* [Provided material]:
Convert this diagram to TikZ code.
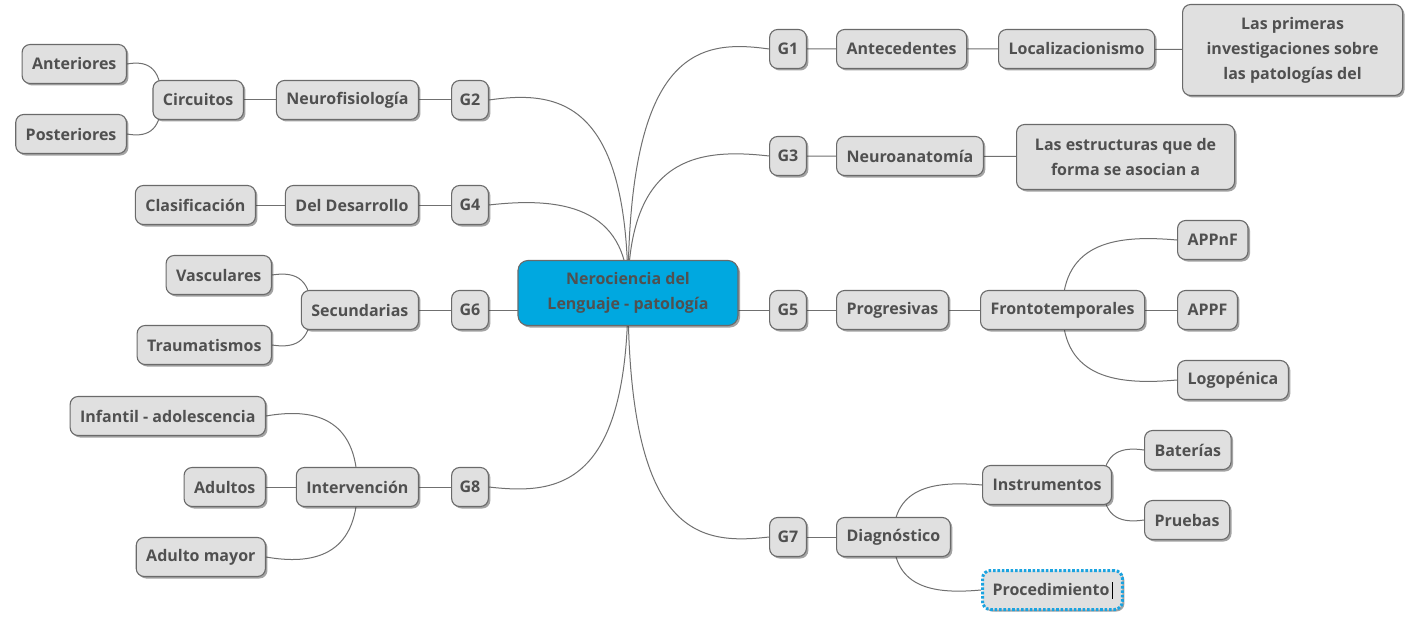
\documentclass[tikz,border=0pt]{standalone}
\usepackage{fontspec}
\setmainfont{Open Sans}
\usetikzlibrary{shadows,backgrounds,calc}
\definecolor{boxfill}{HTML}{E0E0E0}
\definecolor{boxdraw}{HTML}{6A6A6A}
\definecolor{txt}{HTML}{505050}
\definecolor{ctrfill}{HTML}{00A8E0}
\definecolor{linec}{HTML}{707070}
\definecolor{selblue}{HTML}{1AA3E0}
\newcommand{\branch}[3]{\draw[conn] (#1) .. controls (#1 |- #2) and ($(#1 |- #2)!0.5!(#2)+(0,#3)$) .. (#2);}
\begin{document}
\begin{tikzpicture}[x=1pt,y=-1pt,
  topic/.style={draw=boxdraw, line width=1.1pt, fill=boxfill, rounded corners=8pt,
    minimum height=39pt, inner xsep=10pt, text=txt,
    font=\bfseries\fontsize{16}{25}\selectfont,
    drop shadow={shadow xshift=2pt,shadow yshift=-2pt,opacity=0.45,fill=black!80}},
  rt/.style={topic, anchor=west},
  lt/.style={topic, anchor=east},
  conn/.style={draw=linec, line width=1pt},
]
% central topic
\node[topic, fill=ctrfill, minimum width=220pt, minimum height=65pt, rounded corners=10pt, align=center] (c) at (628,293) {Nerociencia del\\Lenguaje - patología};

% right side
\node[topic, inner xsep=8pt] (g1) at (788,49) {G1};
\node[rt] (ante) at (836,49) {Antecedentes};
\node[rt] (loc) at (998,49) {Localizacionismo};
\node[rt, align=center, minimum width=220pt, minimum height=91pt] (prim) at (1182,50) {Las primeras\\investigaciones sobre\\las patologías del};

\node[topic, inner xsep=8pt] (g3) at (788,156) {G3};
\node[rt] (neuro) at (836,156) {Neuroanatomía};
\node[rt, align=center, minimum width=218pt, minimum height=65pt] (estr) at (1016,157) {Las estructuras que de\\forma se asocian a};

\node[topic, inner xsep=8pt] (g5) at (788,310) {G5};
\node[rt] (prog) at (836,310) {Progresivas};
\node[rt] (fronto) at (980,310) {Frontotemporales};
\node[rt] (appnf) at (1177,240) {APPnF};
\node[rt] (appf) at (1177,310) {APPF};
\node[rt] (logo) at (1177,380) {Logopénica};

\node[topic, inner xsep=8pt] (g7) at (788,537) {G7};
\node[rt] (diag) at (836,537) {Diagnóstico};
\node[rt] (instr) at (982,485) {Instrumentos};
\node[rt] (bat) at (1144,450) {Baterías};
\node[rt] (prue) at (1144,520) {Pruebas};
\node[rt, draw=selblue, line width=3pt, dash pattern=on 2.6pt off 1.8pt] (proc) at (981,590) {Procedimiento\hspace{2pt}\textcolor{black}{\rule[-3pt]{0.9pt}{17pt}}};

% left side
\node[topic, inner xsep=8pt] (g2) at (470,100) {G2};
\node[lt] (nfis) at (419,100) {Neurofisiología};
\node[lt] (circ) at (244,100) {Circuitos};
\node[lt] (ant) at (127,64) {Anteriores};
\node[lt] (post) at (127,134) {Posteriores};

\node[topic, inner xsep=8pt] (g4) at (470,205) {G4};
\node[lt] (desa) at (419,205) {Del Desarrollo};
\node[lt] (clas) at (256,205) {Clasificación};

\node[topic, inner xsep=8pt] (g6) at (470,310) {G6};
\node[lt] (secu) at (419,310) {Secundarias};
\node[lt] (vasc) at (272,275) {Vasculares};
\node[lt] (trau) at (272,345) {Traumatismos};

\node[topic, inner xsep=8pt] (g8) at (470,487) {G8};
\node[lt] (inte) at (419,487) {Intervención};
\node[lt] (infa) at (266,416) {Infantil - adolescencia};
\node[lt] (adul) at (266,487) {Adultos};
\node[lt] (amay) at (266,557) {Adulto mayor};

% hidden branch origins
\coordinate (circS) at ($(circ.west)+(9,0)$);
\coordinate (secuS) at ($(secu.west)+(10,0)$);
\coordinate (instrS) at ($(instr.east)+(-9,0)$);

\begin{scope}[on background layer]
\fill[white] (0,0) rectangle (1412,623);
% main branches
\branch{c.center}{g1.west}{-10}
\branch{c.center}{g3.west}{-8}
\branch{c.center}{g7.west}{8}
\branch{c.center}{g2.east}{-10}
\branch{c.center}{g4.east}{-8}
\branch{c.center}{g8.east}{8}
\draw[conn] (c.center |- g5) -- (g5);
\draw[conn] (c.center |- g6) -- (g6);
% straight links
\draw[conn] (g1) -- (ante) -- (loc) -- (prim);
\draw[conn] (g3) -- (neuro) -- (estr);
\draw[conn] (g5) -- (prog) -- (fronto) -- (appf);
\draw[conn] (g7) -- (diag);
\draw[conn] (g2) -- (nfis) -- (circ);
\draw[conn] (g4) -- (desa) -- (clas);
\draw[conn] (g6) -- (secu);
\draw[conn] (g8) -- (inte) -- (adul);
% curved sub-branches
\branch{fronto.center}{appnf.west}{-5}
\branch{fronto.center}{logo.west}{5}
\branch{diag.center}{instr.west}{-4}
\branch{diag.center}{proc.west}{4}
\branch{instrS}{bat.west}{-3}
\branch{instrS}{prue.west}{3}
\branch{circS}{ant.east}{-3}
\branch{circS}{post.east}{3}
\branch{secuS}{vasc.east}{-3}
\branch{secuS}{trau.east}{3}
\branch{inte.center}{infa.east}{-8}
\branch{inte.center}{amay.east}{8}
\end{scope}
\useasboundingbox (0,0) rectangle (1412,623);
\end{tikzpicture}
\end{document}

* [The exercise]:
Your task is to return the lines above, from the first one up to and including the line containing "width=220pt, minimum height=91pt]", minus any pictures.

* [Answer to the task]:
Convert this diagram to TikZ code.
\documentclass[tikz,border=0pt]{standalone}
\usepackage{fontspec}
\setmainfont{Open Sans}
\usetikzlibrary{shadows,backgrounds,calc}
\definecolor{boxfill}{HTML}{E0E0E0}
\definecolor{boxdraw}{HTML}{6A6A6A}
\definecolor{txt}{HTML}{505050}
\definecolor{ctrfill}{HTML}{00A8E0}
\definecolor{linec}{HTML}{707070}
\definecolor{selblue}{HTML}{1AA3E0}
\newcommand{\branch}[3]{\draw[conn] (#1) .. controls (#1 |- #2) and ($(#1 |- #2)!0.5!(#2)+(0,#3)$) .. (#2);}
\begin{document}
\begin{tikzpicture}[x=1pt,y=-1pt,
  topic/.style={draw=boxdraw, line width=1.1pt, fill=boxfill, rounded corners=8pt,
    minimum height=39pt, inner xsep=10pt, text=txt,
    font=\bfseries\fontsize{16}{25}\selectfont,
    drop shadow={shadow xshift=2pt,shadow yshift=-2pt,opacity=0.45,fill=black!80}},
  rt/.style={topic, anchor=west},
  lt/.style={topic, anchor=east},
  conn/.style={draw=linec, line width=1pt},
]
% central topic
\node[topic, fill=ctrfill, minimum width=220pt, minimum height=65pt, rounded corners=10pt, align=center] (c) at (628,293) {Nerociencia del\\Lenguaje - patología};

% right side
\node[topic, inner xsep=8pt] (g1) at (788,49) {G1};
\node[rt] (ante) at (836,49) {Antecedentes};
\node[rt] (loc) at (998,49) {Localizacionismo};
\node[rt, align=center, minimum width=220pt, minimum height=91pt] (prim) at (1182,50) {Las primeras\\investigaciones sobre\\las patologías del};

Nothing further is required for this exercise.